■ **YOUR INSTRUCTIONS**:
Retype word for word the first line of the listing and each line after it up to the line with "ctx.stroke();", with the pictures taken out.

··· MATERIAL PROVIDED

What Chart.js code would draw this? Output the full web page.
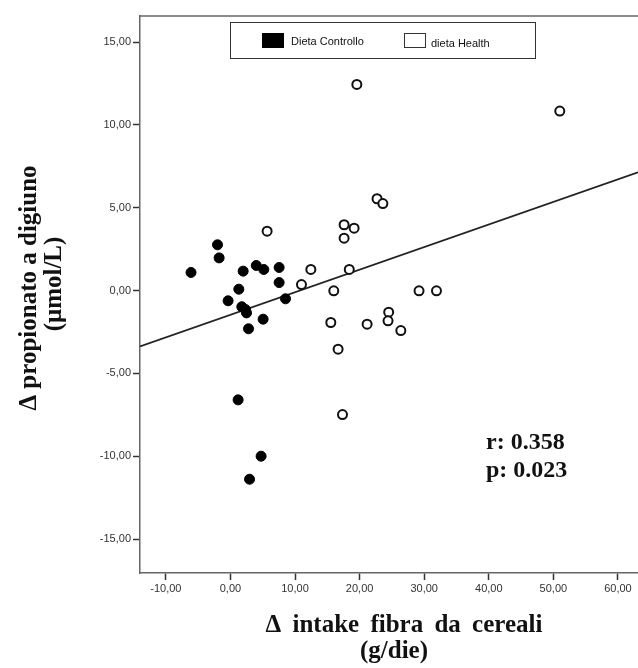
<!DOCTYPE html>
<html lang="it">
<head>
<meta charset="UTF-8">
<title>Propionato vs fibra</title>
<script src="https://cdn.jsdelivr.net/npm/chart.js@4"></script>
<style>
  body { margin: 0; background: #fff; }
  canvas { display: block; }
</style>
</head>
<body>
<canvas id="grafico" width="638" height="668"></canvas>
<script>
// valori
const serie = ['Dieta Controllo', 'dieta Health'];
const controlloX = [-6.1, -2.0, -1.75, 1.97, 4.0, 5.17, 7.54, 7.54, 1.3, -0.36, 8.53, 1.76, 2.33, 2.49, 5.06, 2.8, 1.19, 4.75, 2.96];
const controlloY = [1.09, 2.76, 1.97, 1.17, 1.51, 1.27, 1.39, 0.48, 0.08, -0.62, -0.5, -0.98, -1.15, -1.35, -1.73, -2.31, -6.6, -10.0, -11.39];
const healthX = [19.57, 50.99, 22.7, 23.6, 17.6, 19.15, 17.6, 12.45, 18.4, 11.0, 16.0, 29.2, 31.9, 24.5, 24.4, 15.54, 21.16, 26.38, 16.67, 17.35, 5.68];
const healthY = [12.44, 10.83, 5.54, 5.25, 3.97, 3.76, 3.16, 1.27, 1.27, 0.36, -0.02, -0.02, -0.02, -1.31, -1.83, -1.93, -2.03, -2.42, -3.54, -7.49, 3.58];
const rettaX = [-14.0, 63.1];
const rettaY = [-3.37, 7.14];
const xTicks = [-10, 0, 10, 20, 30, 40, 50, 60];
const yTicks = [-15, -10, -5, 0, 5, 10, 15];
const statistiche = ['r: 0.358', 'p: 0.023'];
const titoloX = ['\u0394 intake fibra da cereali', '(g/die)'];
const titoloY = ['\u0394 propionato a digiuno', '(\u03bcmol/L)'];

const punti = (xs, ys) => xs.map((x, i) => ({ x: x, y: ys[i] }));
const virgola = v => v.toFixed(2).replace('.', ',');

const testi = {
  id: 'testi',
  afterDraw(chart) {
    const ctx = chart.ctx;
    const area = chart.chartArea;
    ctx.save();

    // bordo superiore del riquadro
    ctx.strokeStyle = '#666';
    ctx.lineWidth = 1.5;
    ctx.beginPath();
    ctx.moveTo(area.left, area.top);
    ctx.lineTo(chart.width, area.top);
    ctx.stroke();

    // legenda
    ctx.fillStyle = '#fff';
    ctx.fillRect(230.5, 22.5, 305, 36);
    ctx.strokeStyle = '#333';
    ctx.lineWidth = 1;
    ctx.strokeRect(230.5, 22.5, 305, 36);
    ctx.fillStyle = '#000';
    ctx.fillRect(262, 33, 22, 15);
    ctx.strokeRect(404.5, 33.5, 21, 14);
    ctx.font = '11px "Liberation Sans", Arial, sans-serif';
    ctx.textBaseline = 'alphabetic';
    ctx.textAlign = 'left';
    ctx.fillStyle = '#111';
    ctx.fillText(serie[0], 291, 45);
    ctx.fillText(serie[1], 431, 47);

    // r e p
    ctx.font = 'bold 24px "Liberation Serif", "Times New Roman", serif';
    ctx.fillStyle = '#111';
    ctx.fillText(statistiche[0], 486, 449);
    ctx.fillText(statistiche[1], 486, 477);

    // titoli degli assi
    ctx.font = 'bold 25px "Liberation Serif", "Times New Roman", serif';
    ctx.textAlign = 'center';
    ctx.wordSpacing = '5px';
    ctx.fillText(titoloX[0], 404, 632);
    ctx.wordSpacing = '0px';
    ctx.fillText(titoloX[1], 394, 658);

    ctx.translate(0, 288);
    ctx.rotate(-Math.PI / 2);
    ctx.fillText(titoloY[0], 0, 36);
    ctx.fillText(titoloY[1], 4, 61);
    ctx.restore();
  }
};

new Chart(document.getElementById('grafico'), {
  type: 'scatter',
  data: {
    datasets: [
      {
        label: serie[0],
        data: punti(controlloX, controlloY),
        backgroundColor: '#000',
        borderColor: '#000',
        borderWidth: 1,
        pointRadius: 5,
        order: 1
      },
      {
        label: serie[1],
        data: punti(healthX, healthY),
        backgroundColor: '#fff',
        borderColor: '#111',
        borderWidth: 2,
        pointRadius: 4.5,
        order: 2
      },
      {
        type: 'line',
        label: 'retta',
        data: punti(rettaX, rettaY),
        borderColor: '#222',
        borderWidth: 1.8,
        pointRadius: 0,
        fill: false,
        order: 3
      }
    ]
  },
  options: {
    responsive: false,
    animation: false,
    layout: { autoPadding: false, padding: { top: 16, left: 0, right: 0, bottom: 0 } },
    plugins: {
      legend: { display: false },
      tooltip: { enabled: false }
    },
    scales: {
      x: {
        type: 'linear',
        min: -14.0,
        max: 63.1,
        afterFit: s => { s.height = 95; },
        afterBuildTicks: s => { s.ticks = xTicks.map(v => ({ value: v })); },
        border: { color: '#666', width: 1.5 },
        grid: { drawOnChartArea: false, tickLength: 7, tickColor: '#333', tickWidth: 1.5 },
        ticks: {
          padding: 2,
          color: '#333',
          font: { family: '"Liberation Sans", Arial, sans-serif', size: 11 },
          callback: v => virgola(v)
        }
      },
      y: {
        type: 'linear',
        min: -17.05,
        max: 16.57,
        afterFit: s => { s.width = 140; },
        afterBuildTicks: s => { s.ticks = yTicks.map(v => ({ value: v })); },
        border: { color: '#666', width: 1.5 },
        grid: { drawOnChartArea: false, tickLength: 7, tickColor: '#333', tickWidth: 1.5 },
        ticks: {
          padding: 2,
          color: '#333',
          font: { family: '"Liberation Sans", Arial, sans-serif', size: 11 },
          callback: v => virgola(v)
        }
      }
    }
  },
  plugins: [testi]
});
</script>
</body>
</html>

······

■ **SOLUTION FOR THIS TASK**:
What Chart.js code would draw this? Output the full web page.
<!DOCTYPE html>
<html lang="it">
<head>
<meta charset="UTF-8">
<title>Propionato vs fibra</title>
<script src="https://cdn.jsdelivr.net/npm/chart.js@4"></script>
<style>
  body { margin: 0; background: #fff; }
  canvas { display: block; }
</style>
</head>
<body>
<canvas id="grafico" width="638" height="668"></canvas>
<script>
// valori
const serie = ['Dieta Controllo', 'dieta Health'];
const controlloX = [-6.1, -2.0, -1.75, 1.97, 4.0, 5.17, 7.54, 7.54, 1.3, -0.36, 8.53, 1.76, 2.33, 2.49, 5.06, 2.8, 1.19, 4.75, 2.96];
const controlloY = [1.09, 2.76, 1.97, 1.17, 1.51, 1.27, 1.39, 0.48, 0.08, -0.62, -0.5, -0.98, -1.15, -1.35, -1.73, -2.31, -6.6, -10.0, -11.39];
const healthX = [19.57, 50.99, 22.7, 23.6, 17.6, 19.15, 17.6, 12.45, 18.4, 11.0, 16.0, 29.2, 31.9, 24.5, 24.4, 15.54, 21.16, 26.38, 16.67, 17.35, 5.68];
const healthY = [12.44, 10.83, 5.54, 5.25, 3.97, 3.76, 3.16, 1.27, 1.27, 0.36, -0.02, -0.02, -0.02, -1.31, -1.83, -1.93, -2.03, -2.42, -3.54, -7.49, 3.58];
const rettaX = [-14.0, 63.1];
const rettaY = [-3.37, 7.14];
const xTicks = [-10, 0, 10, 20, 30, 40, 50, 60];
const yTicks = [-15, -10, -5, 0, 5, 10, 15];
const statistiche = ['r: 0.358', 'p: 0.023'];
const titoloX = ['\u0394 intake fibra da cereali', '(g/die)'];
const titoloY = ['\u0394 propionato a digiuno', '(\u03bcmol/L)'];

const punti = (xs, ys) => xs.map((x, i) => ({ x: x, y: ys[i] }));
const virgola = v => v.toFixed(2).replace('.', ',');

const testi = {
  id: 'testi',
  afterDraw(chart) {
    const ctx = chart.ctx;
    const area = chart.chartArea;
    ctx.save();

    // bordo superiore del riquadro
    ctx.strokeStyle = '#666';
    ctx.lineWidth = 1.5;
    ctx.beginPath();
    ctx.moveTo(area.left, area.top);
    ctx.lineTo(chart.width, area.top);
    ctx.stroke();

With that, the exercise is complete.